Comparative analysis of deep neural network architectures for renewable energy forecasting: enhancing accuracy with meteorological and time-based features

• Published in: DISCOVER SUSTAINABILITY
• Main Authors: Khan, Sunawar; Mazhar, Tehseen; Khan, Muhammad Amir; Shahzad, Tariq; Ahmad, Wasim; Bibi, Afsha; Saeed, Mamoon M.; Hamam, Habib
• Format: Article
• Language: English
• Published: SPRINGERNATURE 2024
• Subjects: Science & Technology - Other Topics; Environmental Sciences & Ecology
• Online Access: https://www-webofscience-com.uitm.idm.oclc.org/wos/woscc/full-record/WOS:001386434000001

This study evaluates and differentiates five advanced machine learning models-LSTM, GRU, CNN-LSTM, Random Forest, and SVR-aimed at precisely estimating solar and wind power generation to enhance renewable energy forecasting. LSTM achieved a remarkable Mean Squared Error (MSE) of 0.010 and R2 score of 0.90, highlighting its proficiency in capturing intricate temporal relationships. GRU closely followed, demonstrating potential as a viable option due to its remarkable combination of computational efficiency and accuracy (MSE = 0.015, R2 = 0.88).

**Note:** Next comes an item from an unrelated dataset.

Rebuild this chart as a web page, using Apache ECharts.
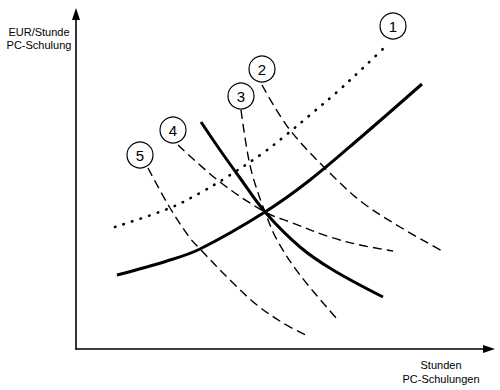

In datasets abundant in spatial correlations, the CNN-LSTM hybrid demonstrated its utility by providing novel insights into spatial-temporal patterns; nonetheless, it lagged considerably in accuracy, with a mean squared error (MSE) of 0.020 and a R2 of 0.87. Conversely, traditional models demonstrated a reliable albeit less dynamic ability to elucidate the complexities of renewable energy data; for instance, Random Forest exhibited a mean squared error (MSE) of 0.025, while Support Vector Regression (SVR) recorded an MSE of 0.030. The results affirm that deep learning architectures, particularly LSTM, offer a transformative method for renewable energy forecasting, hence enhancing accuracy and reliability in energy management systems.